IMF gives Zim glimmer of hope

Business
THE International Monetary Fund (IMF) is ready to assist Zimbabwe on the reform path and analysts say the ball is in the government’s court to institute further policy adjustments after meeting the targets set by the global lender.

THE International Monetary Fund (IMF) is ready to assist Zimbabwe on the reform path and analysts say the ball is in the government’s court to institute further policy adjustments after meeting the targets set by the global lender.

BY OUR STAFF

Last week, IMF said Zimbabwe had met the structural benchmarks under the Staff Monitored Programme (SMP) — a supervised economic reform plan by the Bretton Woods Institution on Harare.

Head of the IMF mission team to Zimbabwe Domenico Fanizza said Zimbabwe, had met all the structural benchmarks under the SMP and was now working on a medium term economic transformation programme anchored on fiscal discipline, financial sector stability and improvement in the business climate.

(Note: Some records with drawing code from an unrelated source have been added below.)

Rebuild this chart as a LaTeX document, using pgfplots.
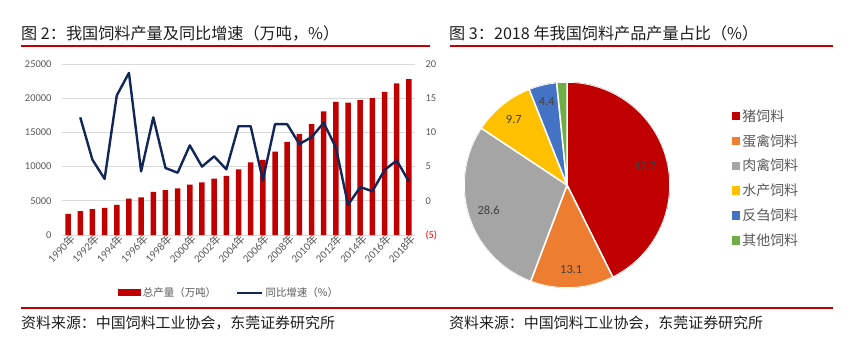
\documentclass[border=0pt]{standalone}
\usepackage{pgfplots}
\pgfplotsset{compat=1.18}
\usepackage{pgfplotstable}
\usepgfplotslibrary{polar}
\usepackage{fontspec}
\setmainfont{Carlito}
\newfontfamily\cjk{Noto Sans CJK SC}
\definecolor{barred}{RGB}{192,0,0}
\definecolor{navy}{RGB}{18,38,88}
\definecolor{gridc}{RGB}{217,217,217}
\definecolor{tickc}{RGB}{89,89,89}
\definecolor{titlec}{RGB}{30,30,30}
\definecolor{pieRed}{RGB}{192,0,0}
\definecolor{pieOrange}{RGB}{237,125,49}
\definecolor{pieGray}{RGB}{165,165,165}
\definecolor{pieYellow}{RGB}{255,192,0}
\definecolor{pieBlue}{RGB}{68,114,196}
\definecolor{pieGreen}{RGB}{112,173,71}
\definecolor{labc}{RGB}{64,64,64}

\pgfplotstableread{
year prod
1990 3100
1991 3500
1992 3800
1993 3950
1994 4400
1995 5300
1996 5500
1997 6300
1998 6550
1999 6800
2000 7350
2001 7700
2002 8250
2003 8650
2004 9600
2005 10600
2006 11000
2007 12200
2008 13600
2009 14750
2010 16200
2011 18060
2012 19450
2013 19340
2014 19730
2015 20010
2016 20920
2017 22160
2018 22790
}\prodtable

\pgfplotstableread{
year growth
1991 12.2
1992 6.0
1993 3.2
1994 15.4
1995 18.7
1996 4.3
1997 12.2
1998 4.8
1999 4.1
2000 8.1
2001 5.0
2002 6.5
2003 4.6
2004 10.9
2005 10.9
2006 3.0
2007 11.2
2008 11.2
2009 8.3
2010 9.3
2011 11.4
2012 7.8
2013 -0.6
2014 2.0
2015 1.4
2016 4.5
2017 5.9
2018 2.8
}\growthtable

% pie shares (%)
\def\pA{42.7}\def\pB{13.1}\def\pC{28.6}\def\pD{9.7}\def\pE{4.4}\def\pF{1.6}
\pgfmathsetmacro\kk{360/(\pA+\pB+\pC+\pD+\pE+\pF)}
\pgfmathsetmacro\aO{90}
\pgfmathsetmacro\aA{\aO-\kk*\pA}
\pgfmathsetmacro\aB{\aA-\kk*\pB}
\pgfmathsetmacro\aC{\aB-\kk*\pC}
\pgfmathsetmacro\aD{\aC-\kk*\pD}
\pgfmathsetmacro\aE{\aD-\kk*\pE}
\pgfmathsetmacro\aF{\aE-\kk*\pF}
\pgfmathsetmacro\mA{(\aO+\aA)/2}
\pgfmathsetmacro\mB{(\aA+\aB)/2}
\pgfmathsetmacro\mC{(\aB+\aC)/2}
\pgfmathsetmacro\mD{(\aC+\aD)/2}
\pgfmathsetmacro\mE{(\aD+\aE)/2}
\pgfmathsetmacro\mF{(\aE+\aF)/2}

\pgfplotsset{
  barleg/.style={legend image code/.code={\fill[barred] (0bp,-3.5bp) rectangle (23bp,3.5bp);}},
  lineleg/.style={legend image code/.code={\draw[navy, line width=2.4bp] (0bp,0bp) -- (25bp,0bp);}},
  sqleg/.style={legend image code/.code={\fill[#1] (0bp,-3.5bp) rectangle (7bp,3.5bp);}},
}

\begin{document}
\begin{tikzpicture}
\path[use as bounding box] (0bp,0bp) rectangle (857bp,343bp);
% titles and rules
\node[anchor=west, inner sep=0, text=titlec, font=\cjk\fontsize{16.2}{19}\selectfont] at (21bp,310bp) {图 2：我国饲料产量及同比增速（万吨，\%）};
\node[anchor=west, inner sep=0, text=titlec, font=\cjk\fontsize{16.2}{19}\selectfont] at (449bp,310bp) {图 3：2018 年我国饲料产品产量占比（\%）};
\draw[barred, line width=2bp] (21bp,297bp) -- (430bp,297bp);
\draw[barred, line width=2bp] (450bp,297bp) -- (833bp,297bp);
\draw[barred, line width=2bp] (21bp,35bp) -- (833bp,35bp);
\node[anchor=west, inner sep=0, text=titlec, font=\cjk\fontsize{15}{17}\selectfont] at (21bp,20bp) {资料来源：中国饲料工业协会，东莞证券研究所};
\node[anchor=west, inner sep=0, text=titlec, font=\cjk\fontsize{15}{17}\selectfont] at (449bp,20bp) {资料来源：中国饲料工业协会，东莞证券研究所};

% left chart: production bars
\begin{axis}[
  at={(62bp,108bp)}, anchor=south west, scale only axis,
  width=353bp, height=171bp,
  xmin=1989.5, xmax=2018.5, ymin=0, ymax=25000,
  ytick={0,5000,...,25000},
  ymajorgrids, grid style={gridc, line width=0.8bp},
  axis line style={draw=none}, major tick length=0pt,
  scaled y ticks=false,
  /pgf/number format/1000 sep={},
  /pgf/number format/assume math mode=true,
  xtick={1990,1992,...,2018},
  xticklabels={1990{\cjk 年},1992{\cjk 年},1994{\cjk 年},1996{\cjk 年},1998{\cjk 年},2000{\cjk 年},2002{\cjk 年},2004{\cjk 年},2006{\cjk 年},2008{\cjk 年},2010{\cjk 年},2012{\cjk 年},2014{\cjk 年},2016{\cjk 年},2018{\cjk 年}},
  x tick label style={rotate=45, anchor=east, inner sep=1bp, yshift=-5bp, xshift=3bp, font=\fontsize{11}{13}\selectfont, text=tickc},
  y tick label style={font=\fontsize{10.5}{12}\selectfont, text=tickc, xshift=-7bp},
  legend style={at={(0.473,-0.339)}, anchor=center, draw=none, fill=none,
    legend columns=2, font=\fontsize{10.5}{12}\selectfont, text=tickc,
    /tikz/every even column/.append style={column sep=18bp}},
]
\addplot[ybar, bar width=5.5bp, fill=barred, draw=none, barleg]
  table[x=year, y=prod] {\prodtable};
\addlegendentry{{\cjk 总产量（万吨）}}
\addlegendimage{lineleg}
\addlegendentry{{\cjk 同比增速（\%）}}
\end{axis}

% left chart: growth line on right axis
\begin{axis}[
  at={(62bp,108bp)}, anchor=south west, scale only axis,
  width=353bp, height=171bp,
  xmin=1989.5, xmax=2018.5, ymin=-5, ymax=20,
  ytick={-5,0,...,20},
  yticklabels={{\color{red}(5)},0,5,10,15,20},
  yticklabel pos=right,
  xtick=\empty,
  axis line style={draw=none}, major tick length=0pt,
  y tick label style={font=\fontsize{10.5}{12}\selectfont, text=tickc, xshift=7bp},
]
\addplot[navy, line width=2.4bp, line join=round, no markers] table[x=year, y=growth] {\growthtable};
\end{axis}

% right chart: pie
\begin{polaraxis}[
  at={(567bp,158bp)}, anchor=center, scale only axis,
  width=206bp, height=206bp, hide axis,
  ymin=0, ymax=1,
  legend cell align=left,
  legend style={at={(1.285,0.887)}, anchor=north west, draw=none, fill=none,
    font=\cjk\fontsize{14}{16}\selectfont, text=tickc, row sep=7.6bp},
]
\addplot[fill=pieRed, draw=white, line width=1.5bp, domain=\aA:\aO, samples=90, sqleg=pieRed]
  {1} -- (axis cs:0,0) -- cycle;
\addlegendentry{猪饲料}
\addplot[fill=pieOrange, draw=white, line width=1.5bp, domain=\aB:\aA, samples=40, sqleg=pieOrange]
  {1} -- (axis cs:0,0) -- cycle;
\addlegendentry{蛋禽饲料}
\addplot[fill=pieGray, draw=white, line width=1.5bp, domain=\aC:\aB, samples=70, sqleg=pieGray]
  {1} -- (axis cs:0,0) -- cycle;
\addlegendentry{肉禽饲料}
\addplot[fill=pieYellow, draw=white, line width=1.5bp, domain=\aD:\aC, samples=30, sqleg=pieYellow]
  {1} -- (axis cs:0,0) -- cycle;
\addlegendentry{水产饲料}
\addplot[fill=pieBlue, draw=white, line width=1.5bp, domain=\aE:\aD, samples=20, sqleg=pieBlue]
  {1} -- (axis cs:0,0) -- cycle;
\addlegendentry{反刍饲料}
\addplot[fill=pieGreen, draw=white, line width=1.5bp, domain=\aF:\aE, samples=10, sqleg=pieGreen]
  {1} -- (axis cs:0,0) -- cycle;
\addlegendentry{其他饲料}
\node[font=\fontsize{12.5}{14}\selectfont, text=labc] at (axis cs:\mA,0.78) {42.7};
\node[font=\fontsize{12.5}{14}\selectfont, text=labc] at (axis cs:\mB,0.82) {13.1};
\node[font=\fontsize{12.5}{14}\selectfont, text=labc] at (axis cs:\mC,0.80) {28.6};
\node[font=\fontsize{12.5}{14}\selectfont, text=labc] at (axis cs:\mD,0.82) {9.7};
\node[font=\fontsize{12.5}{14}\selectfont, text=labc] at (axis cs:\mE,0.83) {4.4};
\node[font=\fontsize{12.5}{14}\selectfont, text=labc] at (axis cs:\mF,1.12) {1.6};
\end{polaraxis}
\end{tikzpicture}
\end{document}
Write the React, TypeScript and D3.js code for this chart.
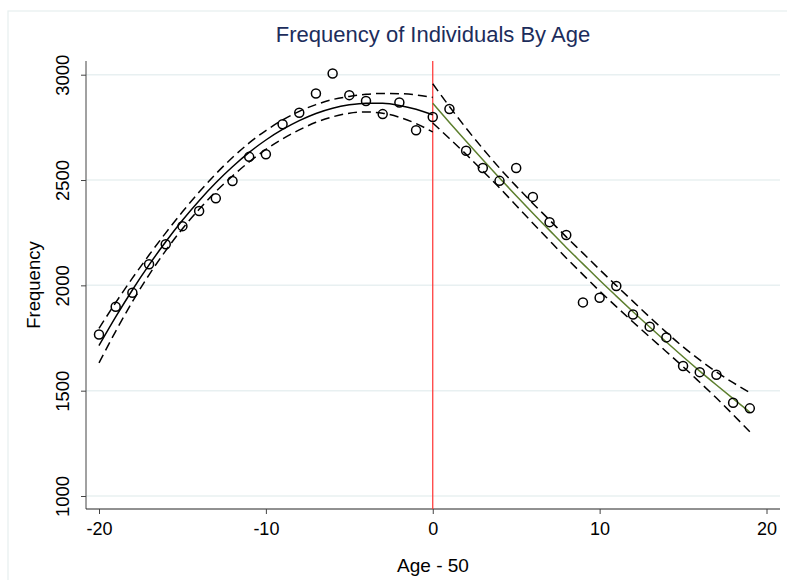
import React, { useEffect, useRef } from 'react';
import * as d3 from 'd3';

// observed frequencies, age - 50
const ages = d3.range(-20, 20);
const freq = [
    1767, 1898, 1965, 2100, 2195, 2281, 2353, 2413, 2495, 2610,
    2622, 2765, 2819, 2911, 3006, 2903, 2875, 2813, 2868, 2736,
    2799, 2837, 2639, 2557, 2496, 2557, 2420, 2300, 2239, 1919,
    1941, 1997, 1862, 1804, 1753, 1617, 1588, 1576, 1443, 1416
];

// left fit (-20..0) with 95% band
const leftX = d3.range(-20, 1);
const leftFit = [1714, 1850, 1978, 2097, 2207, 2309, 2402, 2487, 2563, 2631, 2690, 2740, 2782, 2816, 2841, 2857, 2865, 2864, 2854, 2836, 2810];
const leftUpper = [1796, 1918, 2034, 2144, 2249, 2349, 2443, 2529, 2607, 2676, 2735, 2785, 2826, 2858, 2882, 2897, 2907, 2911, 2910, 2904, 2892];
const leftLower = [1632, 1782, 1922, 2050, 2165, 2269, 2361, 2445, 2519, 2586, 2645, 2695, 2738, 2774, 2800, 2817, 2823, 2817, 2798, 2768, 2728];

// right fit (0..19) with 95% band
const rightX = d3.range(0, 20);
const rightFit = [2864, 2773, 2684, 2596, 2510, 2425, 2342, 2261, 2180, 2102, 2024, 1949, 1875, 1802, 1731, 1661, 1593, 1527, 1462, 1398];
const rightUpper = [2957, 2849, 2746, 2649, 2557, 2471, 2389, 2310, 2230, 2153, 2075, 1999, 1924, 1849, 1777, 1708, 1646, 1589, 1538, 1491];
const rightLower = [2771, 2697, 2622, 2543, 2463, 2379, 2295, 2212, 2130, 2051, 1973, 1899, 1826, 1755, 1685, 1614, 1540, 1465, 1386, 1305];

const xTicks = [-20, -10, 0, 10, 20];
const yTicks = [1000, 1500, 2000, 2500, 3000];

const W = 787, H = 580;
const FONT = "'Liberation Sans', Arial, sans-serif";

function App() {
    const ref = useRef<SVGSVGElement>(null);

    useEffect(() => {
        const svg = d3.select(ref.current);
        svg.selectAll("*").remove();

        const left = 86, right = 780, top = 61, bottom = 509;

        const x = d3.scaleLinear().domain([-20, 20]).range([99, 766.5]);
        const y = d3.scaleLinear().domain([1000, 3000]).range([496, 74.7]);

        svg.append("rect")
            .attr("width", W).attr("height", H).attr("fill", "white");

        // outer frame
        svg.append("rect")
            .attr("x", 8).attr("y", 11)
            .attr("width", W).attr("height", H)
            .attr("fill", "none")
            .attr("stroke", "#e6efef").attr("stroke-width", 1.2);

        // gridlines
        svg.append("g")
            .selectAll("line")
            .data(yTicks)
            .join("line")
            .attr("x1", left).attr("x2", right)
            .attr("y1", d => y(d)).attr("y2", d => y(d))
            .attr("stroke", "#e8f0f1").attr("stroke-width", 1.5);

        // axes
        const yAxis = svg.append("g")
            .attr("transform", `translate(${left},0)`)
            .call(d3.axisLeft(y).tickValues(yTicks).tickSize(5));
        yAxis.select(".domain").attr("d", `M0,${top}V${bottom}`).attr("stroke", "#444");
        yAxis.selectAll(".tick line").attr("stroke", "#444");
        yAxis.selectAll(".tick text")
            .attr("x", null).attr("dy", null)
            .attr("transform", "translate(-17,0) rotate(-90)")
            .attr("text-anchor", "middle")
            .attr("font-family", FONT).attr("font-size", 18.5).attr("fill", "#000");

        const xAxis = svg.append("g")
            .attr("transform", `translate(0,${bottom})`)
            .call(d3.axisBottom(x).tickValues(xTicks).tickSize(5));
        xAxis.select(".domain").attr("d", `M${left},0H${right}`).attr("stroke", "#222");
        xAxis.selectAll(".tick line").attr("stroke", "#444");
        xAxis.selectAll(".tick text")
            .attr("y", 26).attr("dy", null)
            .attr("font-family", FONT).attr("font-size", 18).attr("fill", "#000");
        svg.selectAll(".tick text").text(d => String(d));

        // cutoff
        svg.append("line")
            .attr("x1", x(0)).attr("x2", x(0))
            .attr("y1", top).attr("y2", bottom)
            .attr("stroke", "#ff3030").attr("stroke-width", 1.2);

        const band = (xs: number[], vals: number[]) =>
            d3.line<number>().x((d, i) => x(xs[i])).y(d => y(d)).curve(d3.curveMonotoneX)(vals);

        const dash = "9,5";
        [[leftX, leftUpper], [leftX, leftLower], [rightX, rightUpper], [rightX, rightLower]]
            .forEach(([xs, vals]) => {
                svg.append("path")
                    .attr("d", band(xs, vals))
                    .attr("fill", "none")
                    .attr("stroke", "#000").attr("stroke-width", 1.5)
                    .attr("stroke-dasharray", dash);
            });

        svg.append("path")
            .attr("d", band(leftX, leftFit))
            .attr("fill", "none").attr("stroke", "#000").attr("stroke-width", 1.5);

        svg.append("path")
            .attr("d", band(rightX, rightFit))
            .attr("fill", "none").attr("stroke", "#5d7f2e").attr("stroke-width", 1.5);

        // points
        svg.append("g")
            .selectAll("circle")
            .data(freq)
            .join("circle")
            .attr("cx", (d, i) => x(ages[i]))
            .attr("cy", d => y(d))
            .attr("r", 4.5)
            .attr("fill", "none")
            .attr("stroke", "#000").attr("stroke-width", 1.5);

        // titles
        svg.append("text")
            .attr("x", (left + right) / 2).attr("y", 42)
            .attr("text-anchor", "middle")
            .attr("font-family", FONT).attr("font-size", 22)
            .attr("fill", "#1c2d5c")
            .text("Frequency of Individuals By Age");

        svg.append("text")
            .attr("x", (left + right) / 2).attr("y", 572)
            .attr("text-anchor", "middle")
            .attr("font-family", FONT).attr("font-size", 19)
            .attr("fill", "#000")
            .text("Age - 50");

        svg.append("text")
            .attr("transform", `translate(40,${(top + bottom) / 2}) rotate(-90)`)
            .attr("text-anchor", "middle")
            .attr("font-family", FONT).attr("font-size", 18.5)
            .attr("fill", "#000")
            .text("Frequency");
    }, []);

    return (
        <svg
            ref={ref}
            width={W}
            height={H}
            style={{ position: 'absolute', left: 0, top: 0, display: 'block' }}
        />
    );
}

export default App;
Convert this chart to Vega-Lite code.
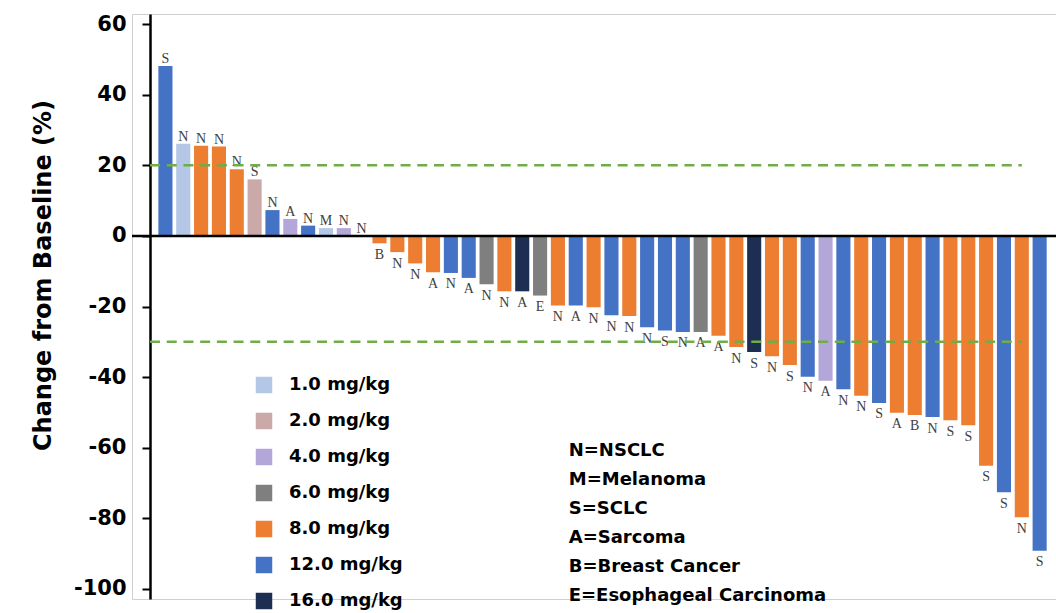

A local economist said the targets that were given by the authorities were “dubious”, but the IMF was willing to let the government proceed. He said it was a tall order for government to reduce its wage bill by 52% by 2019 as promised.

“There are very dubious targets and the fund wants to really assist Zimbabwe, that’s why they are less vigorous on the targets. But it is up to Zimbabwe to pull its socks,” said the economist.

He said some of the quantitative targets such as labour reform and severance targets were still ongoing.

“The perception is that Zimbabwe is broke and needs to speed up reforms and that depends on one cardinal fact: to raise resources to pay the IMF first and other lenders,” he said.

“The IMF is the key to everything. If you pay them first then the other creditors can assist you in paying them off.”

Since 1999 Zimbabwe has not received loans from IMF due to the country’s failure to settle its arrears to the fund. Zimbabwe has an external debt of close to $10 billion.

Analysts say a new programme should be anchored on speedy reforms and consistency, like what happened in Uganda and the Democratic Republic of Congo.

They said the Indigenisation Act remained an elephant in the room.

Government has been undertaking reforms to correct past sins. There are even plans to set up a Compensation Fund to pay white commercial farmers that lost land under the fast-track land reform programme.

Sources said government was now implementing reforms secretly in a bid to circumvent the infighting caused by factionalism in the ruling Zanu PF.

Speaking at the IMF breakfast meeting on Thursday, senior economist Ashok Chakravarti said it was good to zero in on government policy but there should also be focus on the domestic side.

“The country has natural resources and human capital, so a growth rate of 1% shows that there is something wrong somewhere,” he said.

“The country has received Foreign Direct Investment of $500 million for some time but other countries in the region are ahead of us.

“The country has received 50 delegations but it has low investments.”

Fanizza said Zimbabwe could not wait any longer as it had a huge human capital base, in fact, bigger than the rest of Africa.

He said it was difficult to understand why the country had been struggling for the past 15 years. He said economic transformation required mobilisation of external support for it to be successful. Fanizza said a front-loaded economic programme was key to get finance from the international community.

“You need to engage the financial community. Zimbabwe has the capacity to get to the finishing line,” Fanizza said.

MBCA Bank’s Charity Jinya said Zimbabwe had done the warm up through the completion of the SMP, but the country was not blind to its problems that included the El Nino-induced drought.

Nestle Zimbabwe chairman Kumbirayi Katsande said the process of re-engagement with multilateral lenders such as the IMF was the beginning of a solid step that brought people together and the country needed to move with speed.

People’s Democratic Party secretary for finance and economic affairs, Vince Musewe said Zimbabwe needed a Marshall Plan “which must be an inclusive and well-thought-out plan to address food security and poverty alleviation, revive agriculture in a sustainable manner, reindustrialise the country, rehabilitate our infrastructure and create jobs and sustainable incomes”.